Caleb haussa les épaules. "J'essaie de pas trop y penser."
Élizabeth fronça les sourcils. "Vraiment?"
Il hocha la tête. "C'est douloureux. J'me sens pas vraiment prêt à voir ça."
Elle soupira, et se recula sur sa chaise. "Ok…" Puis elle fixa son mognon qui lui servait de bras gauche. "Ton paternel, Nath, il avait l'air fru, quand il a appris que t'avais perdu tes jambes et ton bras. Qu'est-ce que tu va faire?"
Caleb soupira. "Je pourrais les refaires. J'aime bien à quoi ils ressemblent de toute façon. Et j'pourrais ajouter quelques p'tits trucs de plus."
Puis, soudainement, il se redressa. "OH, JUDITH!!"
"Judith?"
"Ma soeur, e-elle était là quand j'me suis fait enlevé! Et mes parents aussi!!"
Élizabeth eut l'air confuse "Tes parents? M-mais, Nath, c'est pas ton père?"
Caleb rit un peu. "N-non… enfin, un peu. J'veux dire, mes parents biologiques. Nath c'est juste mon ami, même s'il agit comme mon père, des fois."
"Oh... ok." Elle se leva. "Ils vivent où, ta famille? J'pourrais aller leur parler." Demanda-t-elle, plaçant sa main sur la poignée.
"Oh, dans le complexe Mirabel, à l'appartement 7-"
Soudainement, le souvenir de son kidnapping, quand il était enfant, surgit.
"J-je sais pas si ils seraient contents de voir un Ange, par contre."
Elle haussa un sourcil. "Pourquoi?"
"Parce que, c'est à cause de Jezebel q-que, qu'on m'a enlevé de ma maison, et tout.."
Elle sourit. "Oh. Non, c'est correct.
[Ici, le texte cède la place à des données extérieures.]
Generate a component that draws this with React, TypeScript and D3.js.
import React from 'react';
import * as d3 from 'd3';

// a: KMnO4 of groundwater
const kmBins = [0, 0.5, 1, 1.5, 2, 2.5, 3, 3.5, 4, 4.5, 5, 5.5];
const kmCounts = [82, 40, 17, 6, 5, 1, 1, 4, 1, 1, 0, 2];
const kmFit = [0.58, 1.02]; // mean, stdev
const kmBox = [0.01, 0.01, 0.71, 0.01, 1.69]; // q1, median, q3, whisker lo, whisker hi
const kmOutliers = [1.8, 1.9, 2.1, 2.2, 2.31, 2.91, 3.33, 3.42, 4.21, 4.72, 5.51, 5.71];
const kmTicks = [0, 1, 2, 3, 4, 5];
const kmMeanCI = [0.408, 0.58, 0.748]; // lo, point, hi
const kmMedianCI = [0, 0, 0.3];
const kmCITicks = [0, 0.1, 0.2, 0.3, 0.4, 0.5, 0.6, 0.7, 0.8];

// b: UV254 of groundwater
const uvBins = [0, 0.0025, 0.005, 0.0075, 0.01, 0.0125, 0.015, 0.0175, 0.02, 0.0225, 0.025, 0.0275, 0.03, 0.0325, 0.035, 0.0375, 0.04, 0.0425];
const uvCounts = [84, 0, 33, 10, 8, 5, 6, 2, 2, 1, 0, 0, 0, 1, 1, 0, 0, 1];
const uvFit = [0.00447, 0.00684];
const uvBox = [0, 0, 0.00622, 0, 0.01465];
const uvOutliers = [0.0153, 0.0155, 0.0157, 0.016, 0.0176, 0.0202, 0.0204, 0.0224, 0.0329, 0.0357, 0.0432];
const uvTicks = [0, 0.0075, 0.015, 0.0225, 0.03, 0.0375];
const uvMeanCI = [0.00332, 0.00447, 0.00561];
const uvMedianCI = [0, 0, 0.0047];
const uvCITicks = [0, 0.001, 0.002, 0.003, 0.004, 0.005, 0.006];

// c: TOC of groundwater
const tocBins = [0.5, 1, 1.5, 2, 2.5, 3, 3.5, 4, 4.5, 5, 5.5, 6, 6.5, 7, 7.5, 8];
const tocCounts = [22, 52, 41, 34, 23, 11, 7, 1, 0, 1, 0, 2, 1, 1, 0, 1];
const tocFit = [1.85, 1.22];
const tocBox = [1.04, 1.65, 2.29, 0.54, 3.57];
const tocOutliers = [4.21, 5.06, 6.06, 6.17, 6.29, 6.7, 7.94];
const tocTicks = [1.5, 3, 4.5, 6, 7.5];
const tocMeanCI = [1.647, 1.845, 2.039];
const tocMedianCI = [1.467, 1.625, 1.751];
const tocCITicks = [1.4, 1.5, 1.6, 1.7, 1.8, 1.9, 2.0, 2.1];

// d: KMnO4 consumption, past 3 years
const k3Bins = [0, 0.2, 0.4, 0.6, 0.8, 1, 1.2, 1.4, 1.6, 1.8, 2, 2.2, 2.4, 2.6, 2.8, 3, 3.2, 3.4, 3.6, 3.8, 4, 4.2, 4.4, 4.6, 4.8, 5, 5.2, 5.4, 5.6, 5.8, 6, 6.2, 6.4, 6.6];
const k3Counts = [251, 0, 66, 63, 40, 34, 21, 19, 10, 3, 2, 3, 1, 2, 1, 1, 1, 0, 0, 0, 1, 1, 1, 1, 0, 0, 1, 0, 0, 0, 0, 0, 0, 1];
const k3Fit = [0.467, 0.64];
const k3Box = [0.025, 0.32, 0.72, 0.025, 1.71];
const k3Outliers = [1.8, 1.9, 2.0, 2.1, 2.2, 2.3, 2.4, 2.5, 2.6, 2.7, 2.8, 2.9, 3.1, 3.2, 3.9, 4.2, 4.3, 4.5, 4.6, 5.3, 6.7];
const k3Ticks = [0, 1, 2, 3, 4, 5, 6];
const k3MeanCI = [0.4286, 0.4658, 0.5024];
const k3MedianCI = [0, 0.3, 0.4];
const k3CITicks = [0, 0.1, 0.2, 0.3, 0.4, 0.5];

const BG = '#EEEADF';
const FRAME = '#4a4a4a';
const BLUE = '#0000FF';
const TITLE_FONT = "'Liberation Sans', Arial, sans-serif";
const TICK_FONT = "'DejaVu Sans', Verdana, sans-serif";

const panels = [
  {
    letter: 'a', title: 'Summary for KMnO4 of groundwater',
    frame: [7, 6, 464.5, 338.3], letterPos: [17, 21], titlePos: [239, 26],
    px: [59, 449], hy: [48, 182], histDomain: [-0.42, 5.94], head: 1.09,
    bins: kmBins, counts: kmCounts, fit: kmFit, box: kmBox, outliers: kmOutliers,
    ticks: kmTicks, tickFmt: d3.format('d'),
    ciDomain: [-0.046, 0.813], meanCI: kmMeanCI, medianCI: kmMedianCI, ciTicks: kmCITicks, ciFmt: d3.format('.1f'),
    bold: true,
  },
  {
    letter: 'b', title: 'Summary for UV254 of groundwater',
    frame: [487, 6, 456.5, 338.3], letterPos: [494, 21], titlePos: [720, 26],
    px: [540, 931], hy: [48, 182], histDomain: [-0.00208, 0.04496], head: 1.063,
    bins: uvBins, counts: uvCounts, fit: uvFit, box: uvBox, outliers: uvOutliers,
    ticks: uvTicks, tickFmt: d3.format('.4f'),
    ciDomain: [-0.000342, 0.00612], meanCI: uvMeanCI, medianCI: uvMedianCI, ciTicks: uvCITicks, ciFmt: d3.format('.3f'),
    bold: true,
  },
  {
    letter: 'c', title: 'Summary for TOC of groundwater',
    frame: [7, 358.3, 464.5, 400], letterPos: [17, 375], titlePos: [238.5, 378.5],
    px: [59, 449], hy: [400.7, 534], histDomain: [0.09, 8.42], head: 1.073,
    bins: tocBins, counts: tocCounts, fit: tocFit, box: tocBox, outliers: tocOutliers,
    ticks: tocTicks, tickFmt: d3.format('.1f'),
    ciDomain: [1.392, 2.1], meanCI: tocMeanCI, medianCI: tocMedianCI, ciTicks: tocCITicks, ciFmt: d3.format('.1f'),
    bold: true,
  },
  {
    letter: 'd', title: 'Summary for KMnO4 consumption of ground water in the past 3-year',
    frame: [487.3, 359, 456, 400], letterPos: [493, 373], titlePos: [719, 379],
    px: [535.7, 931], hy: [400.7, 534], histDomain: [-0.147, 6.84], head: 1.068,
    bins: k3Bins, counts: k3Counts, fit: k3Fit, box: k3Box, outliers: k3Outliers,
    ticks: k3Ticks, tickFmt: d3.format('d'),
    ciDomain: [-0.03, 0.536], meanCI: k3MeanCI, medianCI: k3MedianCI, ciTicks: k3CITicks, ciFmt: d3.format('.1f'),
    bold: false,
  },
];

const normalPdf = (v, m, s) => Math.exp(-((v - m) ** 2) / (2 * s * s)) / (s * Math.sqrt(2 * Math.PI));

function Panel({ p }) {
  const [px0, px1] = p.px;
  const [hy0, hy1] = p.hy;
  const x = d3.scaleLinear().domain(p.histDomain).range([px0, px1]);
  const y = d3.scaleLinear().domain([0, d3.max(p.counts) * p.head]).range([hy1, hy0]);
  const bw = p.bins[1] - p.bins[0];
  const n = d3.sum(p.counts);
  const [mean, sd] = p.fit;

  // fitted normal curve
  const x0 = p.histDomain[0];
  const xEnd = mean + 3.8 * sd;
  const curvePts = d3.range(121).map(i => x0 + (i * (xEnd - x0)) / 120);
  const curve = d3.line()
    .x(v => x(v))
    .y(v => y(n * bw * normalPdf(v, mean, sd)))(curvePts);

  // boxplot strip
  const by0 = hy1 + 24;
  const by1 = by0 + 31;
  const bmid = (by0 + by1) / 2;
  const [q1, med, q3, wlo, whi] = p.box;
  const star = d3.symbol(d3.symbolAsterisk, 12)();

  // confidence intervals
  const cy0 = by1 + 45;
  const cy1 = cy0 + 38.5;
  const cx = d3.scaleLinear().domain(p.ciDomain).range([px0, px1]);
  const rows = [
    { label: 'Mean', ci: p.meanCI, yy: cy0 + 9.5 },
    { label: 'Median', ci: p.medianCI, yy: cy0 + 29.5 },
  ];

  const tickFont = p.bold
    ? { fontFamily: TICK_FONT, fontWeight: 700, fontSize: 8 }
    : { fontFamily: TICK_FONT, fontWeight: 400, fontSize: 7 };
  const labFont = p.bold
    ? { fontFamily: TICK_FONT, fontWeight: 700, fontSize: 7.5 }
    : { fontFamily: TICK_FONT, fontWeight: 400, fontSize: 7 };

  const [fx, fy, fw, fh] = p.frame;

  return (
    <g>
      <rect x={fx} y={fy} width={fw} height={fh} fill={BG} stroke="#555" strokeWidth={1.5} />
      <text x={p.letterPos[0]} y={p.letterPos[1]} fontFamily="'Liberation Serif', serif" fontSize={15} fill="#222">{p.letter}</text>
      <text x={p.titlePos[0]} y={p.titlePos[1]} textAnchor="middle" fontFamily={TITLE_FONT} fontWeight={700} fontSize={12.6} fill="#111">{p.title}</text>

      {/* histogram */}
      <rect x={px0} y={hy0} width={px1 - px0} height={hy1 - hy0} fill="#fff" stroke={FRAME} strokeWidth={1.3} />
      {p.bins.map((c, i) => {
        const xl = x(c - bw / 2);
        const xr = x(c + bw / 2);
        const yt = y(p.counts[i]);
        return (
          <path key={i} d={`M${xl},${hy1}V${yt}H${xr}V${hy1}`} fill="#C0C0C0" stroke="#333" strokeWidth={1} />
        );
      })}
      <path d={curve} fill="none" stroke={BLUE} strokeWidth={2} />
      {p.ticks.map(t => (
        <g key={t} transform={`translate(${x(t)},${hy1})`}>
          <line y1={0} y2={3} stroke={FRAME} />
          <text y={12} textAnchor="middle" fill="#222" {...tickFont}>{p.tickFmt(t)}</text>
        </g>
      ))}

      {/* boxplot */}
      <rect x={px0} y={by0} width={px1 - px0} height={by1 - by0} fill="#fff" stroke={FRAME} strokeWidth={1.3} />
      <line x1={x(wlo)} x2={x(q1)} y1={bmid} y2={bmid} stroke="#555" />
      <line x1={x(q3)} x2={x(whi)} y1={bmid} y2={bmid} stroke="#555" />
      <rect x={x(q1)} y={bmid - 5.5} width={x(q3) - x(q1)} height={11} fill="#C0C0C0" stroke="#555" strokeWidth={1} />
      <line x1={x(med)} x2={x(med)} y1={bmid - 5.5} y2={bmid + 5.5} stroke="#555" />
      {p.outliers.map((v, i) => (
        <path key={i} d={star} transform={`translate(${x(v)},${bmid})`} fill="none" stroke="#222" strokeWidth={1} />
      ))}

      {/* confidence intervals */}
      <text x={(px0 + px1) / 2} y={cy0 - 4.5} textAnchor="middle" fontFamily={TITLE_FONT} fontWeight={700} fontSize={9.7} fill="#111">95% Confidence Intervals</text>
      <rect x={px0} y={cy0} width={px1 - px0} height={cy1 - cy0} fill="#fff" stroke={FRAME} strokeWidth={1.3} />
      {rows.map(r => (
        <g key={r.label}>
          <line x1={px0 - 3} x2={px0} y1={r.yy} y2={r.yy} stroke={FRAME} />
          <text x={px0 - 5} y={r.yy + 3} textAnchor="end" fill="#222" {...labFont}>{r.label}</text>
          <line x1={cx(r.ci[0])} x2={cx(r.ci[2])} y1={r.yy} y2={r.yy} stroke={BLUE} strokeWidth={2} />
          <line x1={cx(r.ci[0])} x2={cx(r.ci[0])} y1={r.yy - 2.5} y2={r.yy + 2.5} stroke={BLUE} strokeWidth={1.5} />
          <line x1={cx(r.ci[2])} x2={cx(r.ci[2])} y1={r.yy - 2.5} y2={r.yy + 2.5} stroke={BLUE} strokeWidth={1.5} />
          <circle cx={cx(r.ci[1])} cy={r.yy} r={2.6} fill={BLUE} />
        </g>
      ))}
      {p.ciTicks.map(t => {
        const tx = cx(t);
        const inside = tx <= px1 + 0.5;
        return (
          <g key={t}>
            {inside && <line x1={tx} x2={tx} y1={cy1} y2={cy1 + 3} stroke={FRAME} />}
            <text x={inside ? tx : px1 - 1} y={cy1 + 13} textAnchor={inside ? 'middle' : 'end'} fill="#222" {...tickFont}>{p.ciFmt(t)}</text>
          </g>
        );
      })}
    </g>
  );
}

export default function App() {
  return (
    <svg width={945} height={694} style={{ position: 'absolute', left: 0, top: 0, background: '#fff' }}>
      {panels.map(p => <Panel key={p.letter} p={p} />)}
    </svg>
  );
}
Ils se souviennent pas de ton kidnapping."
Caleb fronça les sourcils, surpris par cette nouvelle. "Q-quoi??"
Elle rit. "J'peux pas te dire pourquoi, par contre. Faut que tu t'en souvienne. Ordres de… Mikhael lui-même."
Puis, rapidement, elle s'éclipsa, et Caleb resta seul dans la chambre. Enfin, pour quelques secondes seulement, car, avant même qu'il n'aie le temps de penser à ce que Élizabeth lui avait dit, Nathanahel revint rapidement, trimballant la chaise.
"Ça va?" Fit-il, le prenant dans ses bras pour le faire s'asseoir.
Caleb hocha la tête. "Elle est allé chercher mes parents."
À cette mention, Nathanahel figea, et fit une grimace de confusion. "H-hein??"
Caleb rit, et lui tapota l'épaule. "J'ai beaucoup de choses à te raconter, huh?"